O Brasil entrou de cabeça no estágio de elogio da ignorância e o fazer artístico é um dos principais alvos dos novos donos do poder. Entender que não apenas as mãos controlando a caneta oficial constroem narrativas é fundamental para mantermos nossa pluralidade respirando.
Inicialmente, é fundamental entender: se a correlação de forças mudou, o modo de jogar também. Produtores, criadores e fazedores sabem que há público, mas não conseguem se comunicar com ele. Por outro lado, as verbas para viabilizar produtos até existem, mas rareiam e são direcionadas a conteúdos cada vez mais simplórios.
Parece ser imperativo mudar o paradigma: a audiência, por uma série de questões, não está indo ouvir o que se quer dizer para além das cortinas de fumaça; logo, é preciso descer do palco e ir atrás das pessoas. “Se Maomé não vai até a montanha, a montanha vai a Maomé”; ou, talvez: “todo artista tem de ir aonde o povo está”.

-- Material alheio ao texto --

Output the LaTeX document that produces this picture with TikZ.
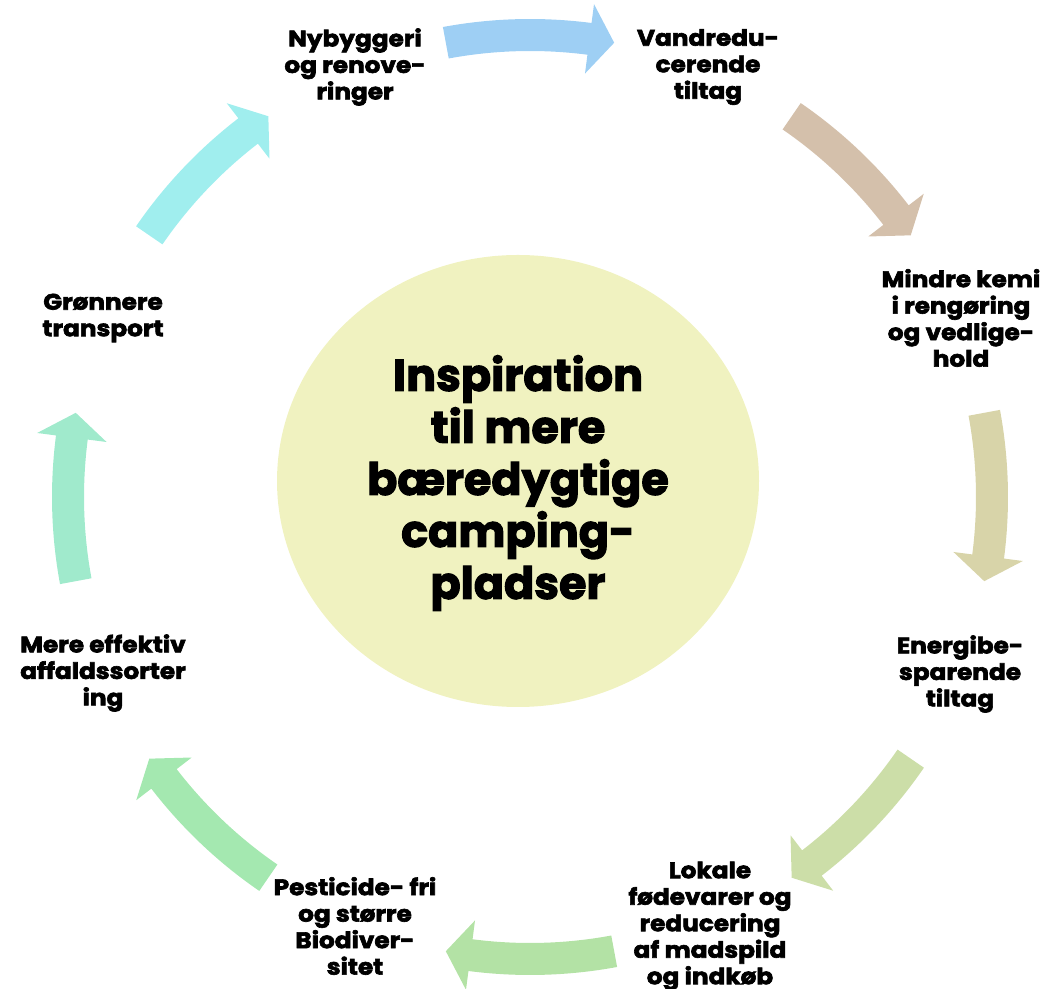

Há um discurso político-moral de desvalorização da arte como um bem nacional. Ele ganhou o último processo eleitoral em suas diversas instâncias. Reconectar o povo com sua identidade é missão e necessidade. Para tal, faz-se dever de casa descer das Torres de
Marfins e entender culpas, omissões e preconceitos que a classe ajudou a fomentar.
Cultivar o próprio umbigo é prazeroso, mas o espelho – mesmo em contos de fada – nunca será janela. Que tal ouvir antes de dialogar? Ou apreender ao invés de levar o roteiro pronto? Quem sabe encenar comunitariamente se sobreponha a pensar na política de preço de ingressos? Ou ainda o assunto seja mais prioritário que a forma?
Exibições em praças, em barracos, em avenidas, em casas, em transportes públicos, no mundo virtual, nas redes sociais… Repensar modelos… Ser menos estrela e mais real. Assim como o custo e a distância, a opressão arquitetônica e a roupa a se usar não podem ser empecilho para se chegar ao espetáculo. Se antes eram detalhes, hoje são pontos que fazem a diferença.
A riqueza estética está em atingir e fazer pensar. Todo cânone se tornou um por ir ao particular e falar sobre questões universais. Shakespeare fala tanto para Altamira, quanto para Lagarto, ou para Dourados, ou ainda Porto Alegre e também para o Cesarão.
Que nos reencontremos com o Brasil que podemos ser nas caravanas Rolidei que ainda há de pintar por aí.